The last meeting between Poroshenko -- a billionaire chocolatier who manned the barricades during bloody protests that toppled a Kremlin-backed president in February -- and Putin in August ended on a frosty note.

Those Minsk talks however helped pave the way for a September 5 peace pact and a subsequent truce agreement designed to create a buffer zone along the front line and grant the insurgents limited autonomy within Ukraine.

But neither side has pulled back their big guns or halted all fire. Militias across the Russian-speaking rustbelt still attack Ukranian forces, and the number of civilians killed every day by stray shells and rockets is nearing that seen at the height of the six-month war.

They also failed to convince Poroshenko that Moscow had not orchestrated the uprising to punish Kiev for its decision to ditch a Kremlin-led trade bloc, the Eurasian Economic Union, and sign a landmark agreement with the European Union instead.

"It is hard to overemphasise Russia's role in ensuring peace," Poroshenko said ahead of his faceoff with Putin.

The 49-year-old Ukranian leader added that Russia's suspension of gas deliveries in the runup to the winter heating season will be "one of the main issues" discussed in Milan.

But analysts note that Poroshenko has little to offer in return and instead must rely on friends such as German Chancellor Angela Merkel and US President Barack Obama to convince Putin to reverse course.

"Putin does not view Poroshenko as an equal partner," said Oleksandr Sushko of Kiev's Institute for Euro-Atlantic Cooperation.


  Kerry weighs Russian sanctions 


Putin has made some overtures suggesting a degree of goodwill to relieve the worst East-West standoff since the 1989 fall of the Berlin Wall.

His decision to call back a bulk of Russia's troops parked near Ukraine followed Moscow's postponement of retribution it threatened after being effectively cut off from Western money markets in July.

Those measures have forced Russia's biggest banks and oil company to appeal for multi-billion rescues that should further limit the government's ability to meet its social commitments and invest in future growth.

They also threaten to tip Russia into recession and assure that growth -- slowing even before Moscow and the West dug in their heels over Ukraine -- remains anaemic through the remaining four years of Putin's third term.
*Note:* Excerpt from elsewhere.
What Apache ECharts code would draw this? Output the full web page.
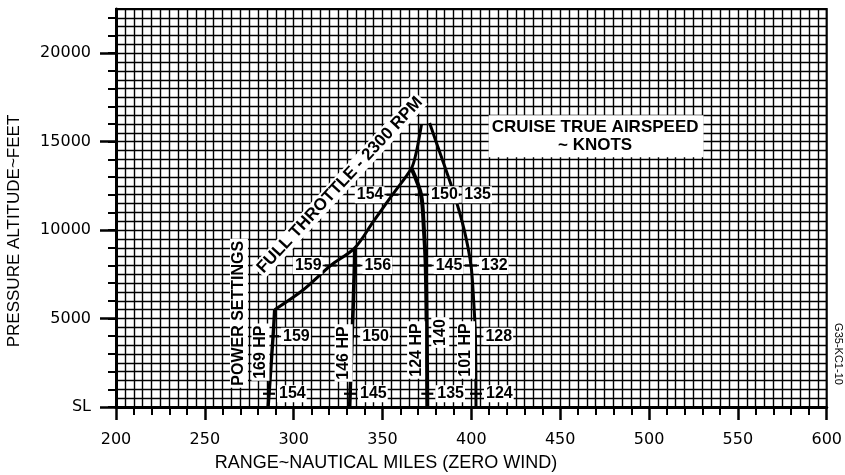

Lavrov is expected to impress on Kerry Moscow's main argument in favour of sanctions relief: that the pain they cause European economies more closely intertwined with Russia's will soon impact US growth.

"Everyone is talking on the sidelines about... their desire to get the sanctions behind them because obviously they hinder their own development," Russian Finance Minister Anton Siluanov said during a break on Saturday in global economic talks in Washington.

But political analyst Volodymyr Gorbach cautioned that expectations in Kiev going into the Kerry-Lavrov meeting were low because Russia was ultimately unwilling to see Ukraine slip out of its orbit for good.

"Russian-US relations are not likely to improve," said Gorbach.